YOUR TASK
Copy the lines of the data below exactly, starting at the first and stopping after the line that contains "W, H = 866, 1013"; include no pictures.

-- Begin --

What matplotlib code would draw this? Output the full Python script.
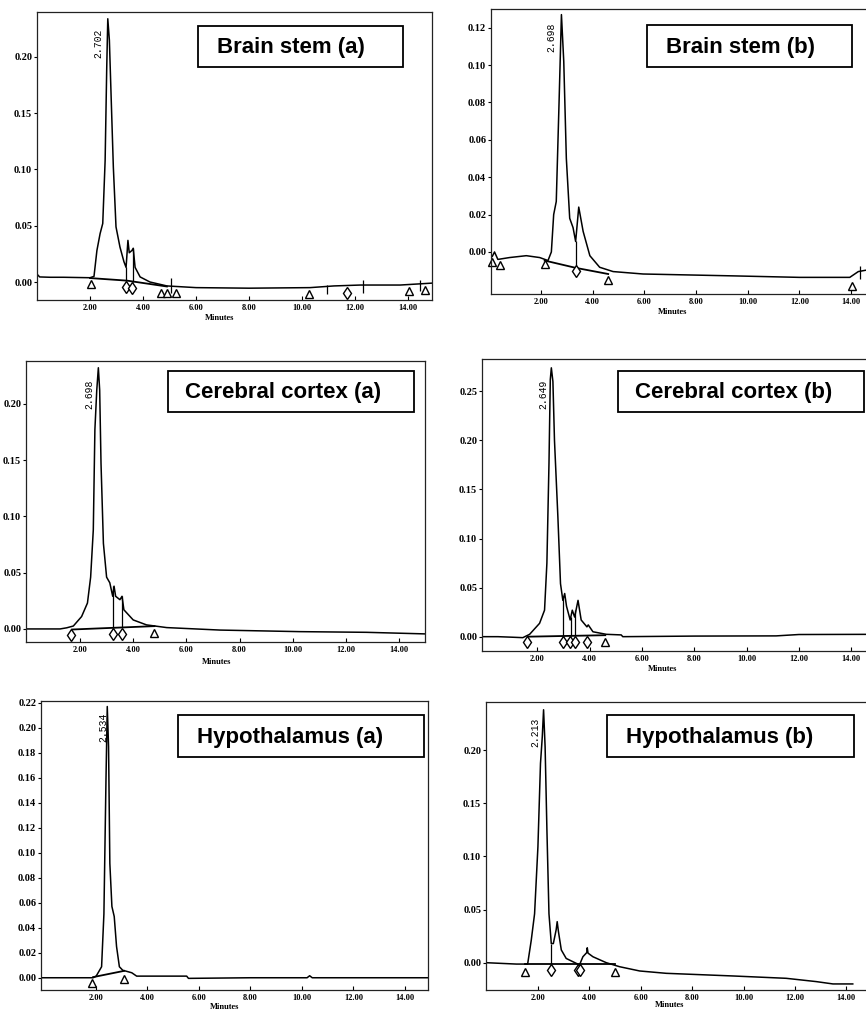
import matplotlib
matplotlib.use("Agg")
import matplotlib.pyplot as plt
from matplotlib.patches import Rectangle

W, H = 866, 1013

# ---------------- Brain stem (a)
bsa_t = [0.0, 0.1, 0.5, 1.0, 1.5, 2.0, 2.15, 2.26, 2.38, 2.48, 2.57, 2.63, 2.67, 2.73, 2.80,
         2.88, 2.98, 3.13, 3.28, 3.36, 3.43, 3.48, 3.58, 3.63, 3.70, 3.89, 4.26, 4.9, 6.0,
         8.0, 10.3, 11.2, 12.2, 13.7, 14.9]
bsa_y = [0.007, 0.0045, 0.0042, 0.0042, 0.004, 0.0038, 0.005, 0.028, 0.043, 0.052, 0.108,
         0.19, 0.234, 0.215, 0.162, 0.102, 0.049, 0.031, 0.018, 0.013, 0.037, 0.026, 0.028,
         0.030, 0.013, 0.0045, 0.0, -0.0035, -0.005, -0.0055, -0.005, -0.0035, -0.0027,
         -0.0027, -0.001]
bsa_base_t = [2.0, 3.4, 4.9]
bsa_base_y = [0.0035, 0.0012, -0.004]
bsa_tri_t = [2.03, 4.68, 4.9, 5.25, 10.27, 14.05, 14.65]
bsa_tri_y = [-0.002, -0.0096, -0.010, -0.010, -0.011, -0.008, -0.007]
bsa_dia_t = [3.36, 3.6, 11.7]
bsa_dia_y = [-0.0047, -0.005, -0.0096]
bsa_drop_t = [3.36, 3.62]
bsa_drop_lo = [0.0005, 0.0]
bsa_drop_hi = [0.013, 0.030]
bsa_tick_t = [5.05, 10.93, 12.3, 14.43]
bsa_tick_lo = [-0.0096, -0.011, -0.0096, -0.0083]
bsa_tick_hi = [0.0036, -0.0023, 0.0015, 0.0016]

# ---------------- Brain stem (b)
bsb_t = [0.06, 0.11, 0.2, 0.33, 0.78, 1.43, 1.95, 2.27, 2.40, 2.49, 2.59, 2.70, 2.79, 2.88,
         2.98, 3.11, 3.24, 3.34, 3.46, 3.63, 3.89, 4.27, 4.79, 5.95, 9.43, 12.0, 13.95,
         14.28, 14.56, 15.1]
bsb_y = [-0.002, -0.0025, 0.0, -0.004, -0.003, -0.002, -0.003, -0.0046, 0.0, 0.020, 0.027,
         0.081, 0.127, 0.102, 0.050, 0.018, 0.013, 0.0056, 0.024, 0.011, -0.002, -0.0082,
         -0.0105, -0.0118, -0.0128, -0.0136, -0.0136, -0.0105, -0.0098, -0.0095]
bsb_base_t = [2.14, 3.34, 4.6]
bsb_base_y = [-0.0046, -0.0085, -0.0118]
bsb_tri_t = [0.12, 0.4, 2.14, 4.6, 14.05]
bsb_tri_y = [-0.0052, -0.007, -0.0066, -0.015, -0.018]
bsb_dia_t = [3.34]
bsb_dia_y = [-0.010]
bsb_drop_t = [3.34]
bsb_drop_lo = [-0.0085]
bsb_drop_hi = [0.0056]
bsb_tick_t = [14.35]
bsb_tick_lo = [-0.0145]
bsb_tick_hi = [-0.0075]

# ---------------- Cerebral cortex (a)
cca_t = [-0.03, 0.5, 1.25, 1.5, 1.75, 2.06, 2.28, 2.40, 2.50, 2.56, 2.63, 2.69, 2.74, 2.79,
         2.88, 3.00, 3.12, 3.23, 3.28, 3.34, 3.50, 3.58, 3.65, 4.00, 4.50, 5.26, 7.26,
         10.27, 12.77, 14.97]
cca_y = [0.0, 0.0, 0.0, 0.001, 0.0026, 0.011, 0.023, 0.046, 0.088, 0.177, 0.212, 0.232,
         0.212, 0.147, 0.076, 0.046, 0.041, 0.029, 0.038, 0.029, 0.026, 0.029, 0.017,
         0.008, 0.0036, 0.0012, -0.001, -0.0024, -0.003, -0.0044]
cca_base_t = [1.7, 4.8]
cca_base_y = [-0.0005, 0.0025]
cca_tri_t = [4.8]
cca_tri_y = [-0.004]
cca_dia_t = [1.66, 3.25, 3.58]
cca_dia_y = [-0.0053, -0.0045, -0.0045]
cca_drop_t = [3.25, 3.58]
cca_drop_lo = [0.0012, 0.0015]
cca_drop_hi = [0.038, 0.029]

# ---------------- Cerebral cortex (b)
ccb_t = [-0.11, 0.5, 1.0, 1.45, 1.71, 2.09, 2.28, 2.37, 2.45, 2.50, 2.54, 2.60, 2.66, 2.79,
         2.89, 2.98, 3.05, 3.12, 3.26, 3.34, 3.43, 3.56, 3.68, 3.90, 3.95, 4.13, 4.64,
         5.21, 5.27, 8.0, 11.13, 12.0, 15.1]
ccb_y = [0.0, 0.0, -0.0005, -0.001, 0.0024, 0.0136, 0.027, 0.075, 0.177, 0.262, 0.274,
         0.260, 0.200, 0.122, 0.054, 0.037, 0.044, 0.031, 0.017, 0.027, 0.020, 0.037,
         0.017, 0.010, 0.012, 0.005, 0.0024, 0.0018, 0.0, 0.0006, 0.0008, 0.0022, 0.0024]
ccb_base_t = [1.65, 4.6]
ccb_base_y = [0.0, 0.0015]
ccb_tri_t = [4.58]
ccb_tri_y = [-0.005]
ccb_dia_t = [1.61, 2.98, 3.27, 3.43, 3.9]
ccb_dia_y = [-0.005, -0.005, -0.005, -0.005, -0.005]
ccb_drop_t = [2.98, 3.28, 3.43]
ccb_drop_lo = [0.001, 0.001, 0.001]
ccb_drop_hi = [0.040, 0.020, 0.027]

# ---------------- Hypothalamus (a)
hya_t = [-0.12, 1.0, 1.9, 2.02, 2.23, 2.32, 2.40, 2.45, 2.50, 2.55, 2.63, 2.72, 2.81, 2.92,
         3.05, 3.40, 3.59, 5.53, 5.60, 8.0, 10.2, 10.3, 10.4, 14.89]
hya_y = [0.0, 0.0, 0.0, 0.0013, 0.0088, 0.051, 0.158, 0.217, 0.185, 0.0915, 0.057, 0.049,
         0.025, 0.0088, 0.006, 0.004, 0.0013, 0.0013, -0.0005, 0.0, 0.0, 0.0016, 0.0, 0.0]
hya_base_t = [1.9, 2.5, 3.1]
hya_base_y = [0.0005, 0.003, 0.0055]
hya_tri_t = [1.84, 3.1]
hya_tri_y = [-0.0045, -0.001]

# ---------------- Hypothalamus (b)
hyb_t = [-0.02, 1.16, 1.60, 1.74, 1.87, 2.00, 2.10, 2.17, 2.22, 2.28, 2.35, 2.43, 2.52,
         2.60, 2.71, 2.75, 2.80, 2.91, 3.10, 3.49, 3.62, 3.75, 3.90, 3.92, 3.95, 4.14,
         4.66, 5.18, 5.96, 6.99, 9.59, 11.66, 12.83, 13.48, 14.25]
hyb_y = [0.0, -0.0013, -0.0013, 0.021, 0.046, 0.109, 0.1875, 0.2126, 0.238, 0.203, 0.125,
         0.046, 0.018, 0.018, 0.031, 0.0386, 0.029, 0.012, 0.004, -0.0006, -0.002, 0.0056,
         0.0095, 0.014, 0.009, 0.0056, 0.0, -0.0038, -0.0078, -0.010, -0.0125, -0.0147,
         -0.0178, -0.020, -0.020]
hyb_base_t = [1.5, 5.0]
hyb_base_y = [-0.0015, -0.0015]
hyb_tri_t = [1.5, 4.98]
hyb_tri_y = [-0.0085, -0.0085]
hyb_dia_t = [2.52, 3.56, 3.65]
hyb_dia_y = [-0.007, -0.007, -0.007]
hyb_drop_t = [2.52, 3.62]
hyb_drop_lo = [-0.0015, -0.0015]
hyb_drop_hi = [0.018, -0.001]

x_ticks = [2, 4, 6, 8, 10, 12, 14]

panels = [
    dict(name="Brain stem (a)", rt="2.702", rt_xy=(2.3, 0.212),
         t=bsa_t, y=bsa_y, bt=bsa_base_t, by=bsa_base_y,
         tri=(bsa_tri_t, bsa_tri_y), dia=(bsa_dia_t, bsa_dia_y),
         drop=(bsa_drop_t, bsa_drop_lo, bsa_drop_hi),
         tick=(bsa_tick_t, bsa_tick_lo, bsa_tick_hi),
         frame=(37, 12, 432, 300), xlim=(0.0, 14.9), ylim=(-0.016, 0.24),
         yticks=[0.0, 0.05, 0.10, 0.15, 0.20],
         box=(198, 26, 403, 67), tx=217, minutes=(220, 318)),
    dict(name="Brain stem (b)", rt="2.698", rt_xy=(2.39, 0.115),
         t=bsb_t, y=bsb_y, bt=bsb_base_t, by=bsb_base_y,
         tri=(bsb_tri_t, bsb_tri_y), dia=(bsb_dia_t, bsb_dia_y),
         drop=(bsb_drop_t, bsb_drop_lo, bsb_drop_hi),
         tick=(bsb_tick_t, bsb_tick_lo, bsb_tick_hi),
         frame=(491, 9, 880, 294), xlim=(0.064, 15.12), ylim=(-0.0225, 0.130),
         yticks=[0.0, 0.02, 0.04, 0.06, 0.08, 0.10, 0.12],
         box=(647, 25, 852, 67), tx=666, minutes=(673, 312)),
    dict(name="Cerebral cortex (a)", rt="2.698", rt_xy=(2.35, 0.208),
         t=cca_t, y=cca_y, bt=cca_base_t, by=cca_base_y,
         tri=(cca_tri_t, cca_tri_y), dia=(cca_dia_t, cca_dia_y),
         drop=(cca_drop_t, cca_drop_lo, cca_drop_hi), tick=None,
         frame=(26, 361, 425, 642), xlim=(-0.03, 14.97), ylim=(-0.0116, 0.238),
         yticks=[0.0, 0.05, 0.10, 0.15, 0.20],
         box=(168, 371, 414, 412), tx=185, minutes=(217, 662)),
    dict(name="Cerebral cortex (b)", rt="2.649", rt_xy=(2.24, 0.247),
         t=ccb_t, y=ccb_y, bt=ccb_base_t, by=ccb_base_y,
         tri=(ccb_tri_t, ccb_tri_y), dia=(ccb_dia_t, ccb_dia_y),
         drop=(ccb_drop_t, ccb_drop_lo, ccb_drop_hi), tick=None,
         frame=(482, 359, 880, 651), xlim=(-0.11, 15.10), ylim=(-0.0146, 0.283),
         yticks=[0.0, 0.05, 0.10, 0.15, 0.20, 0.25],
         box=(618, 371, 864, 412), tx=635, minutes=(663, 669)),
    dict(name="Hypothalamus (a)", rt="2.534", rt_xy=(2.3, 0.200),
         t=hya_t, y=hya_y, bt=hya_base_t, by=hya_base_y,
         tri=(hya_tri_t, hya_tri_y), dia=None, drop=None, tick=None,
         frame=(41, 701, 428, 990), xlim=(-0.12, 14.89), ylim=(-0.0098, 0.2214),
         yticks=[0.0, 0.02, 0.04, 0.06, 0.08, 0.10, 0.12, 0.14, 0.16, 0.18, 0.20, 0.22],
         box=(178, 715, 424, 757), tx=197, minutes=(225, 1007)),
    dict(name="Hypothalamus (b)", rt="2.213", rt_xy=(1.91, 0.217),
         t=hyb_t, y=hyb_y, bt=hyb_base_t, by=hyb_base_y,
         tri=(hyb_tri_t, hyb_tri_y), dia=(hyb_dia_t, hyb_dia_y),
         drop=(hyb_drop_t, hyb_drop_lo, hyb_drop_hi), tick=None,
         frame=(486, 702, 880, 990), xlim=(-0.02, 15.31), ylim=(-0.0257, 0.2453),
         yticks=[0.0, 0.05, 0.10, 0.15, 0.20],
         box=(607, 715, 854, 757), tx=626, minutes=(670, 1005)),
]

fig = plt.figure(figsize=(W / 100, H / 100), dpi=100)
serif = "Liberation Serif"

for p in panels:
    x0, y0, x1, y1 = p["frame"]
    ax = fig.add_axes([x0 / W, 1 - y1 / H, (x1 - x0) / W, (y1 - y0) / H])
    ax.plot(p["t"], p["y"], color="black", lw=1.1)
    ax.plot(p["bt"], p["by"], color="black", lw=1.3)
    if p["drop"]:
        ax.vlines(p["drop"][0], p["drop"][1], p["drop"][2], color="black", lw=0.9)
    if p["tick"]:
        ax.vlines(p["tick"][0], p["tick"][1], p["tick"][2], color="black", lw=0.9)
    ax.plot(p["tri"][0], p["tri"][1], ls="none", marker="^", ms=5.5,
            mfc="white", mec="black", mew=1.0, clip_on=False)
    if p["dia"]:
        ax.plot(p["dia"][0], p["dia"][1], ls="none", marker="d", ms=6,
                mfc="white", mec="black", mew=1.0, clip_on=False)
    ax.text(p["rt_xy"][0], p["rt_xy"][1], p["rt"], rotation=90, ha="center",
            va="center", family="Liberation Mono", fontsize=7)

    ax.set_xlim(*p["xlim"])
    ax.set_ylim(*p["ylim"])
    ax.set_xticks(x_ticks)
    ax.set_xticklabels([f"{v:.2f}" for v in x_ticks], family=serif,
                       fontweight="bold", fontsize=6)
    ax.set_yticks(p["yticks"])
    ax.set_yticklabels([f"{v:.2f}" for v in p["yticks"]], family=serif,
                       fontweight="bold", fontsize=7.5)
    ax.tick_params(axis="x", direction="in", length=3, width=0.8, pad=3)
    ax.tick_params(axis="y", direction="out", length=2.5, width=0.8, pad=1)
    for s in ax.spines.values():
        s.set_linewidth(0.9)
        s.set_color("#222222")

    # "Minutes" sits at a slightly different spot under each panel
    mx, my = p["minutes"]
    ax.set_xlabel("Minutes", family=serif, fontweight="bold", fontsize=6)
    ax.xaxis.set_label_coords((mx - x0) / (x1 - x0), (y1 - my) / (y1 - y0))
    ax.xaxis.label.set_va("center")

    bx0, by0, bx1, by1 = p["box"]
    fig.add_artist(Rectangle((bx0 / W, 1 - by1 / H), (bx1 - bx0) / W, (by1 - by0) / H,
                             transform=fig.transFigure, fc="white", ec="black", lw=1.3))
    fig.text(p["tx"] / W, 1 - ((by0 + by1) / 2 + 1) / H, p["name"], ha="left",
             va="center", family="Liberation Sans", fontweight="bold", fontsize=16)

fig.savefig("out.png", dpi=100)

-- End --

WRITTEN SOLUTION
What matplotlib code would draw this? Output the full Python script.
import matplotlib
matplotlib.use("Agg")
import matplotlib.pyplot as plt
from matplotlib.patches import Rectangle

W, H = 866, 1013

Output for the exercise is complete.